Among explains why payment to ROKO was blocked

24 Apr 2026

Parliament has clarified the reasons behind its decision to halt direct payments to construction firm ROKO, citing the need to safeguard public funds amid rising costs and delays in the construction of new parliamentary chambers.

The explanation was provided by Speaker Anita Annet Among during a plenary sitting, following concerns raised by Leader of the Opposition Joel Ssenyonyi over the escalating expenditure on the project.

Ssenyonyi told the House that at least UGX 263 billion has already been spent on the chambers, with the contractor reportedly seeking additional funding. He questioned the continued allocation of resources, noting that Parliament is still incurring significant rental costs for office space for Members of Parliament at Kingdom Kampala and other locations.

He also demanded clarity on the project timeline, which has shifted several times since construction began.

In response, Among said terminating the contract with ROKO was not a viable option, given the substantial sums already paid to the contractor.
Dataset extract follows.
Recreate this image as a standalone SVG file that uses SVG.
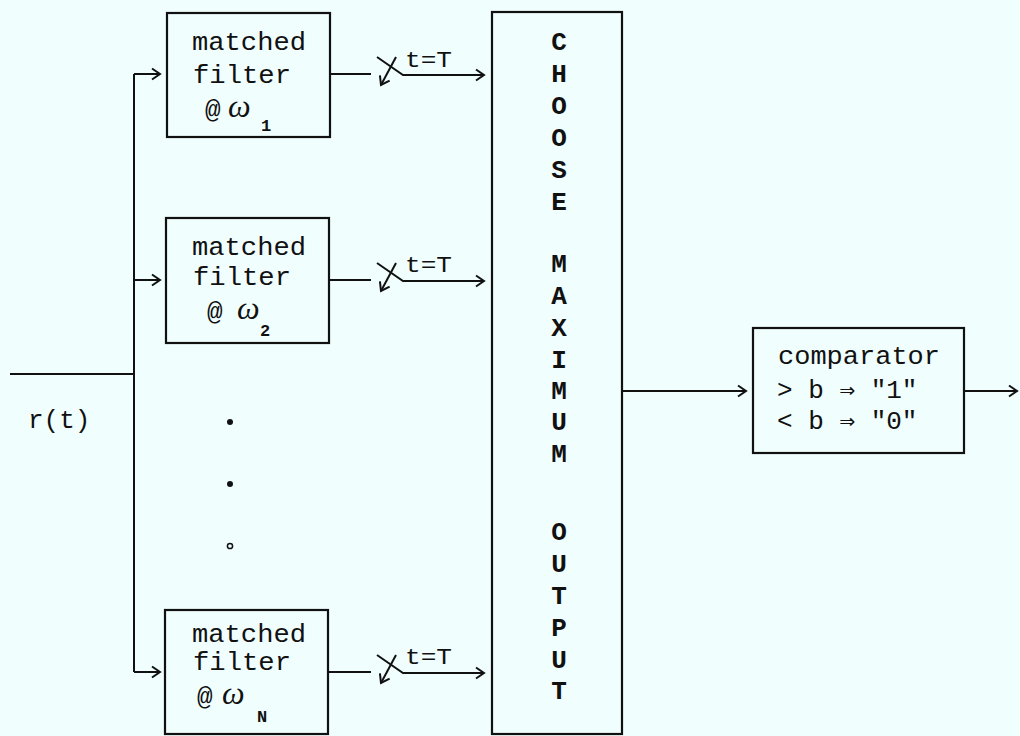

She warned that canceling the agreement at this stage could expose Parliament to greater financial losses.

“The contract could not be terminated because the company had already been paid,” she said.
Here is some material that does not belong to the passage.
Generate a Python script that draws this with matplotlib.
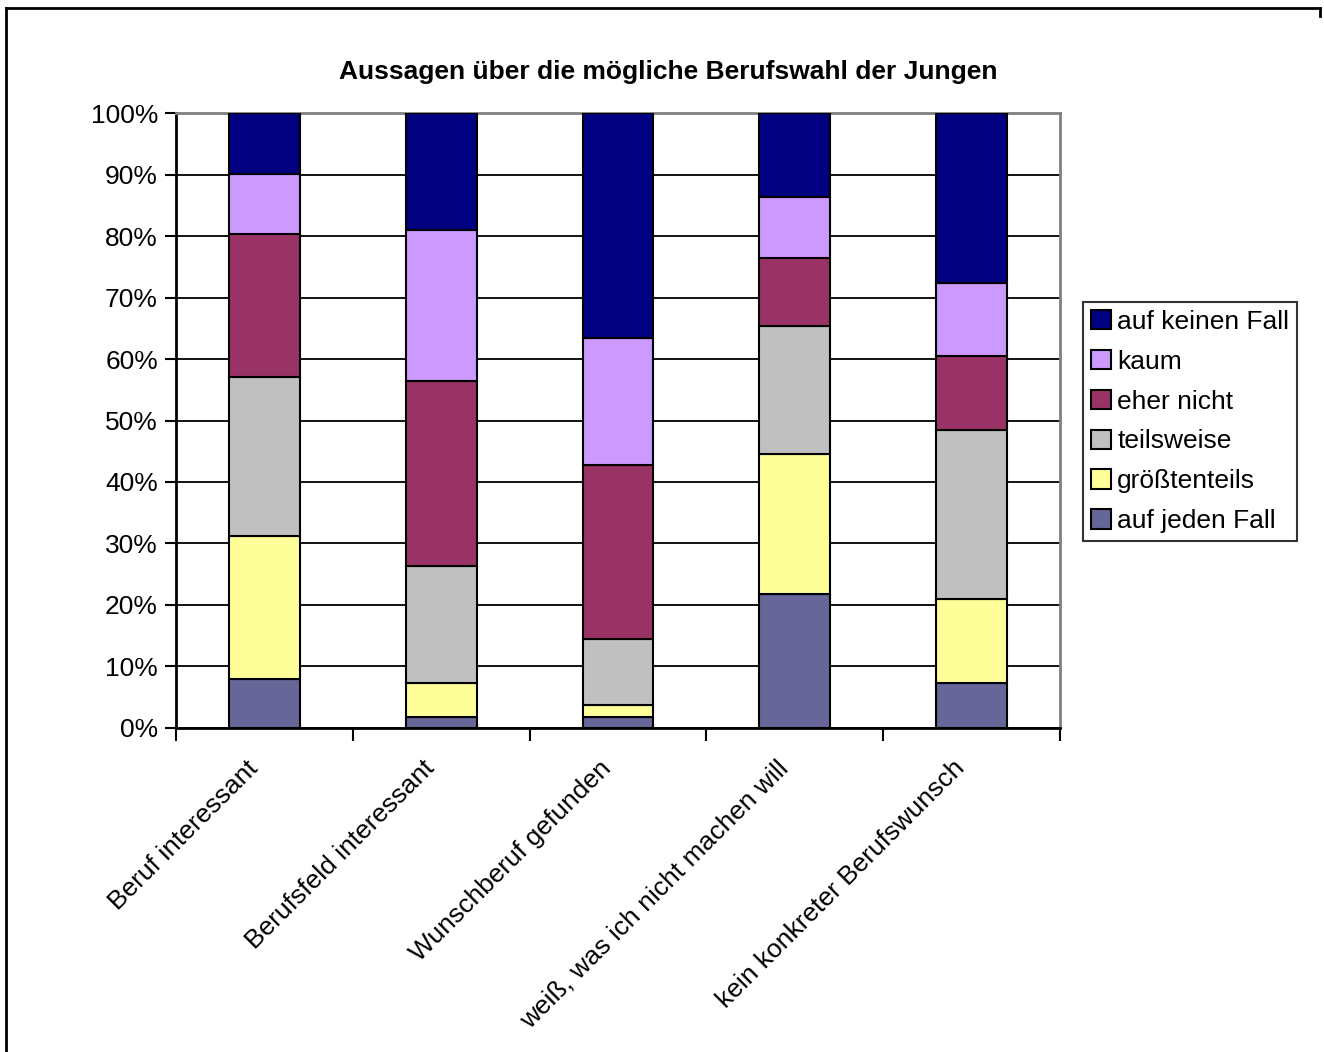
import matplotlib
matplotlib.use("Agg")
import matplotlib.pyplot as plt
import matplotlib.transforms as mtransforms
import numpy as np
from matplotlib.lines import Line2D

plt.rcParams['font.family'] = ['Liberation Sans', 'DejaVu Sans']

# Kategorien und Anteile (in %) je Antwortstufe
kategorien = ["Beruf interessant", "Berufsfeld interessant", "Wunschberuf gefunden",
              "weiß, was ich nicht machen will", "kein konkreter Berufswunsch"]
stufen = ["auf jeden Fall", "größtenteils", "teilsweise", "eher nicht", "kaum", "auf keinen Fall"]
auf_jeden_fall = [8.0, 1.8, 1.8, 21.8, 7.2]
groesstenteils = [23.2, 5.4, 1.9, 22.7, 13.8]
teilsweise = [25.9, 19.1, 10.8, 20.9, 27.4]
eher_nicht = [23.2, 30.1, 28.2, 11.0, 12.1]
kaum = [9.8, 24.6, 20.8, 10.0, 11.9]
auf_keinen_fall = [9.9, 19.0, 36.5, 13.6, 27.6]
farben = ["#666699", "#FFFF99", "#C0C0C0", "#993366", "#CC99FF", "#000080"]

werte = [auf_jeden_fall, groesstenteils, teilsweise, eher_nicht, kaum, auf_keinen_fall]

W, H = 1324, 1052
fig = plt.figure(figsize=(W / 100, H / 100), dpi=100)
ax = fig.add_axes([176 / W, 1 - 727.7 / H, 884 / W, 614.4 / H])

x = np.arange(len(kategorien))
unten = np.zeros(len(kategorien))
balken = []
for name, v, c in zip(stufen, werte, farben):
    b = ax.bar(x, v, 0.4, bottom=unten, color=c, edgecolor="black", linewidth=1.5,
               label=name, zorder=3)
    balken.append(b)
    unten += np.array(v)

ax.set_xlim(-0.5, len(kategorien) - 0.5)
ax.set_ylim(0, 100)
ax.set_yticks(np.arange(0, 101, 10))
ax.set_yticklabels([f"{t}%" for t in range(0, 101, 10)], fontsize=19)
ax.yaxis.grid(True, color="black", linewidth=1.3, zorder=0)
ax.set_axisbelow(True)

# Striche zwischen den Kategorien, Beschriftung in der Mitte
ax.set_xticks(np.arange(-0.5, len(kategorien), 1.0))
ax.set_xticklabels([])
ax.set_xticks(x, minor=True)
ax.set_xticklabels(kategorien, minor=True, rotation=45, ha="right",
                   rotation_mode="anchor", fontsize=19)
ax.tick_params(axis="x", which="minor", length=0, pad=16)
ax.tick_params(axis="x", which="major", length=9, width=1.5, direction="out")
ax.tick_params(axis="y", length=8, width=1.5, direction="out", pad=5)

versatz = mtransforms.ScaledTranslation(-19 / 100, -6 / 100, fig.dpi_scale_trans)
for lab in ax.get_xticklabels(minor=True):
    lab.set_transform(lab.get_transform() + versatz)

for s in ["left", "bottom"]:
    ax.spines[s].set_color("black")
    ax.spines[s].set_linewidth(2)
for s in ["top", "right"]:
    ax.spines[s].set_color("#808080")
    ax.spines[s].set_linewidth(2)

fig.text(668 / W, 1 - 72 / H, "Aussagen über die mögliche Berufswahl der Jungen",
         ha="center", va="center", fontsize=19, fontweight="bold")

leg = ax.legend(handles=balken[::-1], labels=stufen[::-1], loc="upper left",
                bbox_to_anchor=(1083 / W, 1 - 302 / H), bbox_transform=fig.transFigure,
                fontsize=19, frameon=True, fancybox=False, edgecolor="black",
                handlelength=0.75, handleheight=0.75, handletextpad=0.25,
                labelspacing=0.6, borderpad=0.3, borderaxespad=0)
leg.get_frame().set_linewidth(1.5)

# Rahmen um die Grafik
fig.add_artist(Line2D([6 / W, 6 / W], [0, 1 - 7.5 / H], transform=fig.transFigure,
                      color="black", linewidth=2))
fig.add_artist(Line2D([6 / W, 1320 / W], [1 - 7.5 / H, 1 - 7.5 / H], transform=fig.transFigure,
                      color="black", linewidth=2))
fig.add_artist(Line2D([1320 / W, 1320 / W], [1 - 7.5 / H, 1 - 16 / H], transform=fig.transFigure,
                      color="black", linewidth=2))

fig.savefig("out.png", dpi=100)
However, the Speaker explained that the Parliamentary Commission, working with the Ministry of Finance, decided to block any further direct payments to the contractor as a control measure.

Under the new arrangement, funds are now being paid directly to suppliers and service providers involved in the construction process. These include works related to redesign adjustments following a past bomb blast incident, as well as ongoing installations such as glass fitting.
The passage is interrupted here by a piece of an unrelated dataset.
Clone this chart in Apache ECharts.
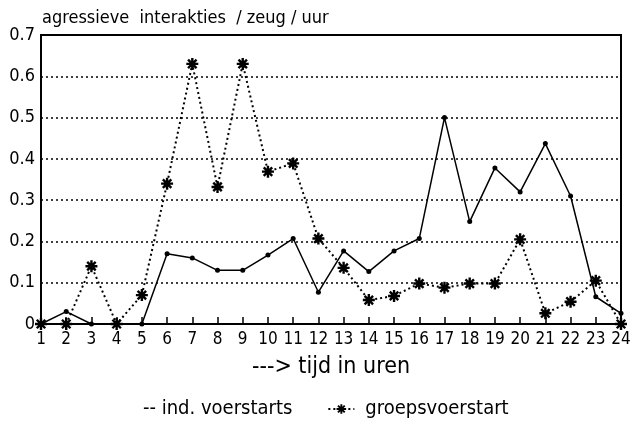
<!DOCTYPE html>
<html>
<head>
<meta charset="utf-8">
<script src="https://cdn.jsdelivr.net/npm/echarts@6/dist/echarts.min.js"></script>
<style>
  html, body { margin: 0; padding: 0; background: #fff; }
  #chart { width: 635px; height: 426px; }
</style>
</head>
<body>
<div id="chart"></div>
<script>
// uren 1..24
var uren = ['1','2','3','4','5','6','7','8','9','10','11','12','13','14','15','16','17','18','19','20','21','22','23','24']
// ind. voerstarts (doorgetrokken lijn)
var indVoerstarts = [0, 0.03, 0, 0, 0, 0.17, 0.16, 0.13, 0.13, 0.167, 0.207, 0.077, 0.177, 0.127, 0.177, 0.207, 0.5, 0.248, 0.378, 0.32, 0.437, 0.31, 0.066, 0.026]
// groepsvoerstart (stippellijn met sterretjes)
var groepsVoerstart = [0, 0, 0.14, 0, 0.07, 0.34, 0.63, 0.332, 0.63, 0.369, 0.389, 0.207, 0.136, 0.058, 0.068, 0.098, 0.088, 0.098, 0.098, 0.205, 0.026, 0.054, 0.105, 0]

var font = "'Liberation Sans Narrow', 'DejaVu Sans Condensed', sans-serif"
// sterretje als gevulde vorm
var ster = 'path://M0 4.8L12 4.8L12 7.2L0 7.2Z M4.8 0L7.2 0L7.2 12L4.8 12Z ' +
  'M0.91 2.61L2.61 0.91L11.09 9.39L9.39 11.09Z M9.39 0.91L11.09 2.61L2.61 11.09L0.91 9.39Z'

var chart = echarts.init(document.getElementById('chart'))
var option = {
  animation: false,
  backgroundColor: '#fff',
  title: {
    text: 'agressieve  interakties  / zeug / uur',
    left: 37,
    top: 4,
    textStyle: { fontFamily: font, fontSize: 18, fontWeight: 'normal', color: '#000' }
  },
  legend: {
    left: 101,
    top: 394,
    itemWidth: 26,
    itemHeight: 12,
    itemGap: 35,
    data: [
      { name: 'ind. voerstarts', icon: 'none' },
      { name: 'groepsvoerstart' }
    ],
    formatter: function (n) { return n === 'ind. voerstarts' ? '-- ' + n : n },
    textStyle: { fontFamily: font, fontSize: 20, color: '#000', padding: [0, 0, 0, 6] }
  },
  grid: {
    left: 41, right: 14, top: 35, bottom: 102,
    show: true, borderColor: '#000', borderWidth: 2
  },
  xAxis: {
    type: 'category',
    data: uren,
    boundaryGap: false,
    name: '---> tijd in uren',
    nameLocation: 'middle',
    nameGap: 32,
    nameTextStyle: { fontFamily: font, fontSize: 23, color: '#000' },
    axisLine: { lineStyle: { color: '#000', width: 2 } },
    axisTick: { inside: true, length: 7, lineStyle: { color: '#000', width: 1.5 } },
    axisLabel: { fontFamily: font, fontSize: 17, color: '#000', margin: 7, interval: 0 },
    splitLine: { show: false }
  },
  yAxis: {
    type: 'value',
    min: 0, max: 0.7, interval: 0.1,
    axisLine: { show: true, lineStyle: { color: '#000', width: 2 } },
    axisTick: { show: false },
    axisLabel: {
      fontFamily: font, fontSize: 18, color: '#000', margin: 6,
      formatter: function (v) { return v === 0 ? '0' : v.toFixed(1) }
    },
    splitLine: { lineStyle: { color: '#000', width: 1.5, type: [2, 3] } }
  },
  series: [
    {
      name: 'groepsvoerstart',
      type: 'line',
      data: groepsVoerstart,
      symbol: ster,
      symbolSize: 12,
      itemStyle: { color: '#000' },
      lineStyle: { color: '#000', width: 2, type: [2, 3] }
    },
    {
      name: 'ind. voerstarts',
      type: 'line',
      data: indVoerstarts,
      symbol: 'circle',
      symbolSize: 5,
      itemStyle: { color: '#000' },
      lineStyle: { color: '#000', width: 1.5 }
    }
  ]
}
chart.setOption(option)
</script>
</body>
</html>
Among said the move is intended to enhance accountability and ensure that funds are used strictly for ongoing works, while reducing the risk of further financial exposure.

The decision effectively removes the contractor from handling cash disbursements, even as construction continues.

The development comes amid growing scrutiny over public spending on the parliamentary chambers project, with legislators operating from rented premises years after construction began.

With costs already running into hundreds of billions of shillings and no confirmed completion date, pressure is mounting on Parliament to demonstrate tighter oversight and deliver value for money.